Data shown.
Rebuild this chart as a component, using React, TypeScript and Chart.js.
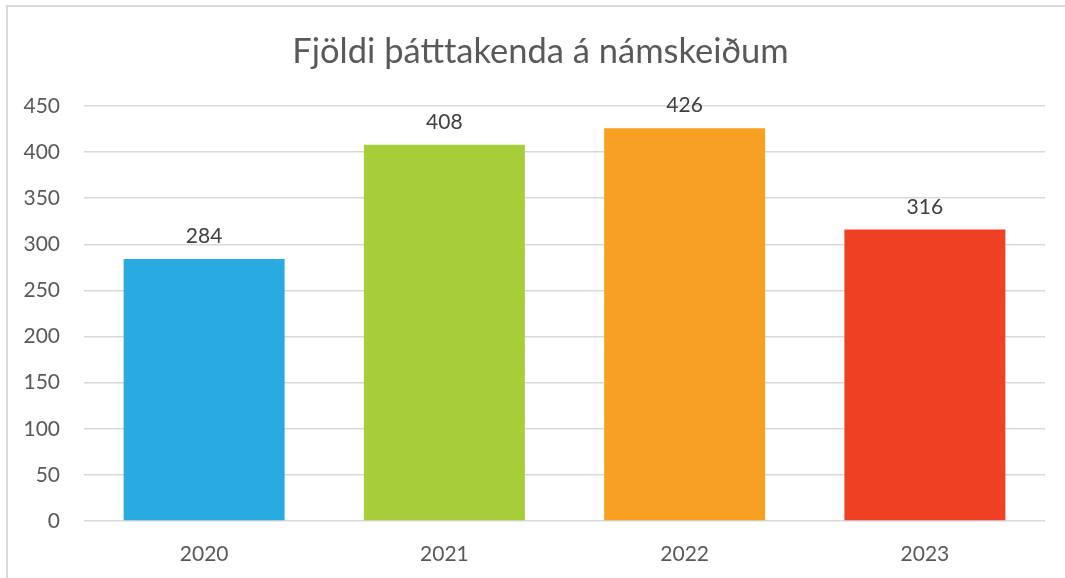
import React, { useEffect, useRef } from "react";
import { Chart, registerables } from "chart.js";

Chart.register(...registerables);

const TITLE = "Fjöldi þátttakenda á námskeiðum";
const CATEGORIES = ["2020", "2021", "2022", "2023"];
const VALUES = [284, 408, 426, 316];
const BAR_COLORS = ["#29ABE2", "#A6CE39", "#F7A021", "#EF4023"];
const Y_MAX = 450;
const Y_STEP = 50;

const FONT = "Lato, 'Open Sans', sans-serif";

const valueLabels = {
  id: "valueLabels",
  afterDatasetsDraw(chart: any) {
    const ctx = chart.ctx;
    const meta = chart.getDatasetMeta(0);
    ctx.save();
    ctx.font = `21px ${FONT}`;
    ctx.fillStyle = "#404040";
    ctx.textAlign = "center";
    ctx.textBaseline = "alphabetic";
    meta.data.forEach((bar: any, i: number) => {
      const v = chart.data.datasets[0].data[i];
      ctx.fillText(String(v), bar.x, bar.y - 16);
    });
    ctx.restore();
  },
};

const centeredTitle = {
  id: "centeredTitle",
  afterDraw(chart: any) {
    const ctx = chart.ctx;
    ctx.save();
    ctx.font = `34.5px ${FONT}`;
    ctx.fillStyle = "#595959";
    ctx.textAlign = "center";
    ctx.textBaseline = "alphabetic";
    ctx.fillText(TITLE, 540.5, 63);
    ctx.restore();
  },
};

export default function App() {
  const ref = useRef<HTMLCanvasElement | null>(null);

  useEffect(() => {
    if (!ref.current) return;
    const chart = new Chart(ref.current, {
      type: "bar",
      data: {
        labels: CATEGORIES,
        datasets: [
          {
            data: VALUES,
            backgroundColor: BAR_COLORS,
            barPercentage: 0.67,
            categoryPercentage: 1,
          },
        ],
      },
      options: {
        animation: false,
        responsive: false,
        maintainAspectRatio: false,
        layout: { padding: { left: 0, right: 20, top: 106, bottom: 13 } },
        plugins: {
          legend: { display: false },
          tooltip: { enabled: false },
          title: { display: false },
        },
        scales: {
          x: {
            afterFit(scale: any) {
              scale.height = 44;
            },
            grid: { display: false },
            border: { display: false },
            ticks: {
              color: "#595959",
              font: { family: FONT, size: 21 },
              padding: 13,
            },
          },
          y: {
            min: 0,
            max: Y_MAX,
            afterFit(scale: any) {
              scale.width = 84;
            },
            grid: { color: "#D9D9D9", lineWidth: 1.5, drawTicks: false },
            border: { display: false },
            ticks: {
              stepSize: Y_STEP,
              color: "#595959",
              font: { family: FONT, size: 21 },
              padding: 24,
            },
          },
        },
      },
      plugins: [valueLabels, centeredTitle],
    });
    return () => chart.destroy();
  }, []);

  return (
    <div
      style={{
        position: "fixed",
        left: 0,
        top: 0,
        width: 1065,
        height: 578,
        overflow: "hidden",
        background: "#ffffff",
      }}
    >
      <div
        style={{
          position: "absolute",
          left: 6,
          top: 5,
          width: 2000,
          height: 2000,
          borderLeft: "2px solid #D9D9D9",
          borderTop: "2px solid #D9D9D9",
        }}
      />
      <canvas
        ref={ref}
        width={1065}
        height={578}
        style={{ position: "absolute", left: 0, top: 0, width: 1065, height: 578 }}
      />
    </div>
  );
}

What to produce.
Leave out the pictures and repeat the lines from the start of the material through the line with "Chart.register(...registerables);", inclusive.

Output for this task.
Rebuild this chart as a component, using React, TypeScript and Chart.js.
import React, { useEffect, useRef } from "react";
import { Chart, registerables } from "chart.js";

Chart.register(...registerables);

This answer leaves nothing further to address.